Gold and its infinite possibilities at the center of the "Surface in Depth" meeting held by the Padua-born master goldsmith for students at IED Milan

  • Stefano Marchetti

    Stefano Marchetti

«I admire artists who work with different materials and I myself have experimented using different materials in my work, although I still love gold and I believe that it is still possible to invent something interesting in the world of contemporary jewelry. I also believe that it is really important for those who want to become jewelry designers or artists to understand where they best fit in, because today's market is vast and could be confusing.» This was how master goldsmith Stefano Marchetti opened the special meeting entitled “Surface in Depth”, organized by IED (European Institute of Design) last Tuesday, 29th March, at the Adi Design Museum, during the workshop week dedicated to research and experimentation on techniques not commonly used in jewelry making, held by Marchetti from 28th March to 1st April at IED. Experimenter-cum-alchemist, Marchetti unveiled the inside stories to some of his works, those most suited to outlining his stylistic changes in a vast artistic production, the result of over 25 years of “superficial but profound,” non-stop research. Because any technical procedure, even the most basic, can offer infinite possibilities and variations if approached with a revolutionary eye.

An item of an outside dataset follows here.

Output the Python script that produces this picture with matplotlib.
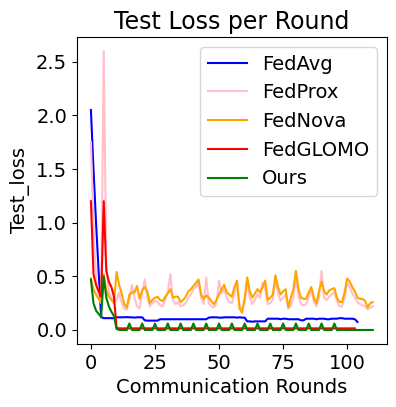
import matplotlib
matplotlib.use("Agg")
import matplotlib.pyplot as plt

# ==========================
# Data
# ==========================

fedavg = [
    2.05, 1.50, 1.00, 0.55, 0.12, 0.11, 0.11, 0.11, 0.11, 0.11,
    0.118, 0.118, 0.118, 0.118, 0.12, 0.118, 0.118, 0.115, 0.118, 0.118,
    0.118, 0.09, 0.087, 0.087, 0.087, 0.087, 0.087, 0.10, 0.10, 0.10,
    0.10, 0.10, 0.10, 0.10, 0.10, 0.10, 0.10, 0.10, 0.10, 0.10,
    0.10, 0.10, 0.10, 0.10, 0.10, 0.10, 0.115, 0.118, 0.118, 0.118,
    0.115, 0.115, 0.118, 0.118, 0.118, 0.118, 0.118, 0.115, 0.118, 0.115,
    0.115, 0.08, 0.08, 0.077, 0.08, 0.08, 0.08, 0.08, 0.08, 0.105,
    0.105, 0.105, 0.105, 0.105, 0.10, 0.105, 0.105, 0.10, 0.10, 0.10,
    0.10, 0.10, 0.09, 0.09, 0.105, 0.105, 0.105, 0.105, 0.10, 0.105,
    0.105, 0.105, 0.10, 0.10, 0.105, 0.105, 0.105, 0.11, 0.11, 0.105,
    0.105, 0.105, 0.105, 0.10, 0.075,
]

fedprox = [
    1.75, 0.95, 0.50, 0.30, 0.25, 2.60, 0.60, 0.35, 0.30, 0.26,
    0.28, 0.35, 0.25, 0.20, 0.19, 0.28, 0.42, 0.30, 0.22, 0.20,
    0.35, 0.47, 0.30, 0.22, 0.25, 0.27, 0.26, 0.23, 0.22, 0.28,
    0.36, 0.52, 0.28, 0.24, 0.26, 0.22, 0.23, 0.25, 0.30, 0.33,
    0.38, 0.40, 0.45, 0.30, 0.24, 0.49, 0.25, 0.22, 0.21, 0.25,
    0.46, 0.34, 0.38, 0.30, 0.26, 0.25, 0.33, 0.44, 0.22, 0.20,
    0.25, 0.45, 0.30, 0.24, 0.28, 0.33, 0.30, 0.44, 0.38, 0.24,
    0.25, 0.28, 0.48, 0.34, 0.27, 0.30, 0.33, 0.20, 0.22, 0.30,
    0.50, 0.32, 0.24, 0.23, 0.24, 0.30, 0.38, 0.26, 0.22, 0.30,
    0.55, 0.30, 0.28, 0.31, 0.33, 0.35, 0.27, 0.22, 0.22, 0.30,
    0.44, 0.40, 0.34, 0.30, 0.26, 0.24, 0.23, 0.22, 0.19, 0.21,
    0.22,
]

fednova = [
    0.48, 0.38, 0.33, 0.29, 0.26, 0.52, 0.37, 0.31, 0.28, 0.25,
    0.54, 0.42, 0.34, 0.24, 0.21, 0.33, 0.35, 0.35, 0.41, 0.29,
    0.37, 0.40, 0.36, 0.25, 0.28, 0.30, 0.31, 0.28, 0.27, 0.31,
    0.34, 0.38, 0.30, 0.31, 0.31, 0.26, 0.28, 0.31, 0.36, 0.38,
    0.41, 0.44, 0.47, 0.33, 0.29, 0.32, 0.30, 0.27, 0.24, 0.28,
    0.33, 0.38, 0.42, 0.35, 0.33, 0.31, 0.40, 0.46, 0.20, 0.16,
    0.30, 0.49, 0.36, 0.30, 0.34, 0.38, 0.35, 0.40, 0.46, 0.28,
    0.30, 0.33, 0.51, 0.40, 0.33, 0.36, 0.38, 0.21, 0.30, 0.38,
    0.55, 0.38, 0.30, 0.29, 0.29, 0.35, 0.40, 0.30, 0.25, 0.36,
    0.45, 0.36, 0.33, 0.37, 0.38, 0.39, 0.30, 0.26, 0.26, 0.35,
    0.48, 0.45, 0.40, 0.36, 0.30, 0.29, 0.29, 0.27, 0.21, 0.25,
    0.26,
]

fedglomo = [
    1.20, 0.52, 0.42, 0.36, 0.31, 1.20, 0.55, 0.45, 0.40, 0.31,
    0.02,
] + [0.015] * 93

ours_early = [0.47, 0.25, 0.18, 0.15, 0.12, 0.50, 0.30, 0.22, 0.17, 0.13, 0.01]
ours_spike_rounds = [15, 20, 25, 30, 35, 40, 45, 50, 55, 60, 65, 70, 75, 80, 85, 90, 95]
ours_spike_height = 0.06

# ==========================
# Build Ours series
# ==========================

ours = ours_early + [0.0] * (111 - len(ours_early))
for r in ours_spike_rounds:
    ours[r] = ours_spike_height

series = [
    ("FedAvg", fedavg, "blue"),
    ("FedProx", fedprox, "pink"),
    ("FedNova", fednova, "orange"),
    ("FedGLOMO", fedglomo, "red"),
    ("Ours", ours, "green"),
]

# ==========================
# Plot
# ==========================

fig = plt.figure(figsize=(3.96, 4.07), dpi=100)
ax = fig.add_axes([0.194, 0.155, 0.783, 0.754])

for name, values, color in series:
    ax.plot(range(len(values)), values, color=color, label=name, linewidth=1.5)

ax.set_title("Test Loss per Round", fontsize=17)
ax.set_xlabel("Communication Rounds", fontsize=14)
ax.set_ylabel("Test_loss", fontsize=14)
ax.tick_params(labelsize=14)
ax.set_xticks([0, 25, 50, 75, 100])
ax.set_yticks([0.0, 0.5, 1.0, 1.5, 2.0, 2.5])
ax.legend(loc="upper right", fontsize=14)

fig.savefig("out.png", dpi=100)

It is this exercise that “leads to interpreting shapes, colors and materials with the poetic spirit of the artist, and to exploring the mysteries of matter with the aptitude of scientific investigation.” This was exactly the case of his very first piece, considered by the author to be a failure: a brooch in silver and copper alloys, made at the end of the 1980s. «At the time, I was particularly fascinated by post-impressionist painting, by French pointillism, and I tried to create the same “impression” of shading on metal.» Don't be afraid to explore; let intuition, curiosity and passion guide you, especially at the beginning; infuse your own personality into a piece while still leaving room for the infinite number of the personalities of those who will wear it later: these are some of Marchetti's precious tips for aspiring future jewelers. But above all, start as early as possible. «I began my training when I was 14 and graduated at the age of 18. In my opinion, it is important to start young. Can you imagine anyone who wants to be a pianist touching the keys for the first time at the age of 30?»